I had first come to Kraków on business in 2000, the same year Kraków was named a European Capital of Culture. It was winter and bitter cold with a light dusting of snow softening the sounds of what was already a quiet medieval off-season town that hadn’t found its tourist stride yet. I didn’t think much about traveling to Poland when I left on the trip, but I left vowing to return someday. I distinctly remember my first serving of crimson borscht, the comfort of fresh pierogis, the sharp bite of kielbasa with mustard, the sour pucker of a sauerkraut salad, and the hot sweetness of a Grzane Piwo or two.
I loved my short time in Kraków and knew Tawny would love it too. As I had been here on business I didn’t have a chance to visit Auschwitz-Birkenau and I felt my trip was incomplete. I vowed to return someday.

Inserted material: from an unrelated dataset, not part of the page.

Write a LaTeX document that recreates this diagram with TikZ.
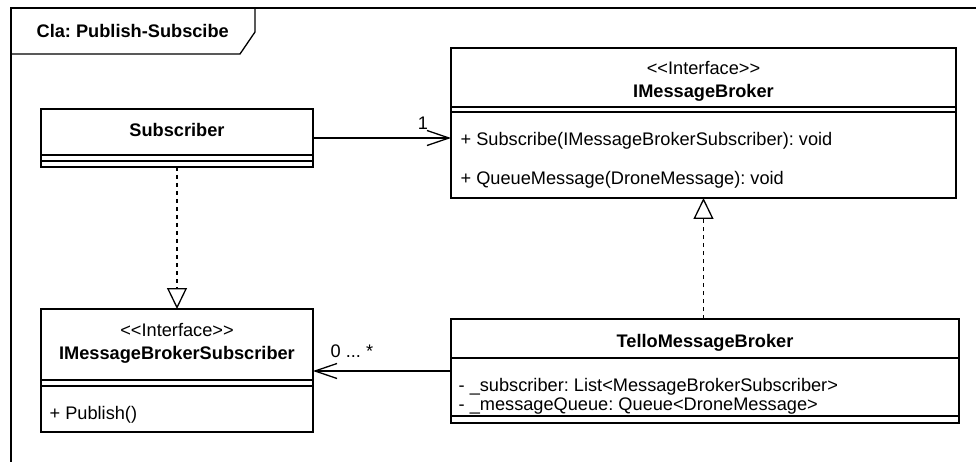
\documentclass[tikz,border=0pt]{standalone}
\usepackage{fontspec}
\setmainfont{Liberation Sans}
\usetikzlibrary{positioning}
\usetikzlibrary{arrows.meta}
\usetikzlibrary{calc}
\frenchspacing

\begin{document}
\begin{tikzpicture}[x=1pt, y=-1pt, line width=1.3pt,
    classbox/.style={draw, rectangle, inner sep=0pt, outer sep=0pt},
    txt/.style={inner sep=0pt, anchor=base, font=\fontsize{18.2}{22}\selectfont},
    boldtxt/.style={txt, font=\fontsize{18.2}{22}\selectfont\bfseries},
    member/.style={txt, anchor=base west},
    realize/.style={dash pattern=on 4pt off 4pt, -{Triangle[open, length=21pt, width=20pt]}},
    assoc/.style={-{Straight Barb[length=22pt, width=15pt]}}]
    \useasboundingbox (0,0) rectangle (976,462);

    % frame with its title tab
    \draw (11,462) -- (11,8) -- (976,8);
    \draw (11,54) -- (240,54) -- (255,32) -- (255,8);
    \node[boldtxt, anchor=base west] (title) at (36,37.7) {Cla: Publish-Subscibe};

    % Subscriber
    \node[classbox, minimum width=272pt, minimum height=58pt] (sub) at (177,138) {};
    \foreach \y in {155,161}
        {\draw (sub.west |- 0,\y) -- (sub.east |- 0,\y);}
    \node[boldtxt] (subname) at (177,137) {Subscriber};

    % IMessageBroker
    \node[classbox, minimum width=505pt, minimum height=150pt] (broker) at (703.5,123) {};
    \foreach \y in {107,112}
        {\draw (broker.west |- 0,\y) -- (broker.east |- 0,\y);}
    \node[txt] (brokerstereo) at (703.5,75) {<{}<Interface>{}>};
    \node[boldtxt] (brokername) at (703.5,97.7) {IMessageBroker};
    \node[member] (brokerop1) at (460,146) {+ Subscribe(IMessageBrokerSubscriber): void};
    \node[member] (brokerop2) at (460,184.3) {+ QueueMessage(DroneMessage): void};

    % IMessageBrokerSubscriber
    \node[classbox, minimum width=272pt, minimum height=123pt] (brsub) at (177,370.5) {};
    \foreach \y in {380,386}
        {\draw (brsub.west |- 0,\y) -- (brsub.east |- 0,\y);}
    \node[txt] (brsubstereo) at (177,336.7) {<{}<Interface>{}>};
    \node[boldtxt] (brsubname) at (177,359) {IMessageBrokerSubscriber};
    \node[member] (brsubop) at (49,419.3) {+ Publish()};

    % TelloMessageBroker
    \node[classbox, minimum width=508pt, minimum height=104pt] (tello) at (705,371) {};
    \foreach \y in {358,416}
        {\draw (tello.west |- 0,\y) -- (tello.east |- 0,\y);}
    \node[boldtxt] (telloname) at (705,347.7) {TelloMessageBroker};
    \node[member] (telloattr1) at (458,391) {- \_subscriber: List<MessageBrokerSubscriber>};
    \node[member] (telloattr2) at (458,410) {- \_messageQueue: Queue<DroneMessage>};

    % connectors
    \draw[assoc] (sub.east) -- (sub.east -| broker.west);
    \node[txt] (mult1) at (423,129.3) {1};
    \draw[assoc] (tello.west) -- (tello.west -| brsub.east);
    \node[txt, anchor=base west] (multmany) at (330,357.7) {0 ... *};
    \draw[realize] (sub.south) -- (brsub.north);
    \draw[realize] (broker.south |- tello.north) -- (broker.south);
\end{tikzpicture}
\end{document}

And that day started today.
We arrived in Kraków early in the morning thanks to the ungodly hour of a Ryanair flight from Berlin. Luckily our Airbnb (Newcastle – Luxury Old Town Apartment) was ready and waiting for us. It couldn’t have been more conveniently located just steps from St. Mary’s Basilica with a view of the Wawel Castle. It was our first stop. Unfortunately, we found that the famous St. Mary’s Alter by Veit Stoss was currently being restored and wasn’t viewable. But we could hear the hourly golden bugle playing from our room from early morning until late into the night.

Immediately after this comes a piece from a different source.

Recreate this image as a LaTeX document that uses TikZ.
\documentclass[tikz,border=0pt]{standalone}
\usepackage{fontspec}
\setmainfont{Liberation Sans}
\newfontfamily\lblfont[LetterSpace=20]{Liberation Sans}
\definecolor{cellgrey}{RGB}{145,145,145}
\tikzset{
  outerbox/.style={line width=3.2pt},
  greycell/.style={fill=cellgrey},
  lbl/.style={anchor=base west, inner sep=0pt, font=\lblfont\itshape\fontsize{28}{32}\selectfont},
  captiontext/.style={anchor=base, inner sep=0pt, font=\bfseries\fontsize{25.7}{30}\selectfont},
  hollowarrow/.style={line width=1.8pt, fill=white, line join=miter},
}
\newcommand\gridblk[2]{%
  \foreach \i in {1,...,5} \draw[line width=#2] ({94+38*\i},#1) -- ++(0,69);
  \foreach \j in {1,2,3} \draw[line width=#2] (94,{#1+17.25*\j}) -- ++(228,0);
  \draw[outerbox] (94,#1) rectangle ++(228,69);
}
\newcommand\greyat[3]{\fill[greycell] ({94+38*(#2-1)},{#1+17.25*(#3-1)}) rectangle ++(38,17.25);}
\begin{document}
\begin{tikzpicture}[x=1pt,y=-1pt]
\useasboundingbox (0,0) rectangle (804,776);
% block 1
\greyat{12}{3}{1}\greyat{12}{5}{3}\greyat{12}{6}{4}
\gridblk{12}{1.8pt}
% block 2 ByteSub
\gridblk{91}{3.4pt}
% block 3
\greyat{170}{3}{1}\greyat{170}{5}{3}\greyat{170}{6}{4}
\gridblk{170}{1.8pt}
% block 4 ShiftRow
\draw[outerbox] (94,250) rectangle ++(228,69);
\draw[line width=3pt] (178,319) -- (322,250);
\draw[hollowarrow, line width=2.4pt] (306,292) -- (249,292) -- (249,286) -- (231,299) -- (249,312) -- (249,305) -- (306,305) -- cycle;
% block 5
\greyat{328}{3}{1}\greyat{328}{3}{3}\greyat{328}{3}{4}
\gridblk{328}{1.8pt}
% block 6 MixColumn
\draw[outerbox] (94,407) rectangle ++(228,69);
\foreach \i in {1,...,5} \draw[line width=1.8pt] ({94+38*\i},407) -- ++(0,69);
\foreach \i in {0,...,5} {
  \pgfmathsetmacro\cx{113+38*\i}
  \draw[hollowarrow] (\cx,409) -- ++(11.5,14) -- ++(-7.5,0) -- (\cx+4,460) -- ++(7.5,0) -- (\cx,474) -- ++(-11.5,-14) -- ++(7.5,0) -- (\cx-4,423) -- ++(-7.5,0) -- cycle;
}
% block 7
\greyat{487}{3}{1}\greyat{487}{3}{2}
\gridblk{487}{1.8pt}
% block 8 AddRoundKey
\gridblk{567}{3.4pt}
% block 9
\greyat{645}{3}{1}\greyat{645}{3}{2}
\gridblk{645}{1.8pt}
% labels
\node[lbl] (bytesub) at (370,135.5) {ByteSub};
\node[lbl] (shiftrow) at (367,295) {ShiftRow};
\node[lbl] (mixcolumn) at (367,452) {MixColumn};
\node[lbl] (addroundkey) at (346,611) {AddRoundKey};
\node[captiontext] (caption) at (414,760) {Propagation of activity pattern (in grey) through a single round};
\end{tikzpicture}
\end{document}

After viewing St. Mary’s we split up to explore more of Kraków. Clara and West headed to one side of Market Square (the largest medieval square in Europe) and we the other. We entered the Sukiennice (once the global center of international trade, now more a touristy set of indoor booths selling trinkets to the tourists) to expore treasures like amber from the Baltic Sea, carved wooden boxes, pisanki, and a variety of other souvenirs. We bought a few keepsakes and then strolled the square exploring up and down side streets within what was once a well-fortified walled city.
As we relaxed into the day at a sidewalk cafe Clara and West contacted us. They suggseted a bar for us to meet at on the way to Kazimierz – The Jewish Quarter. We caught up with each other and decided to find nearby Record Dillaz!!! record store to see if we could find some items on our list before dinner. Tawny found a somewhat rare original pressing of Prince’s first album in great shape and added it to our collection.
We then found Alchemia, a vegan and vegetarian-friendly bar, and restaurant that looked good. Unfortunately, for all the health consciousness on the menu, the thick haze from the smokers left us choking as we tried to find a table. We couldn’t find one, and we couldn’t take the smoke. We headed next door to the restaurant only version where we could enjoy some interesting variations on hummus dishes before heading back to our apartment. We had a long day planned for tomorrow with an early tour out to Auschwitz-Birkenau followed by the Wieliczka Salt Mine, and we wanted to get our rest for would prove to be a somber and emotionally draining day.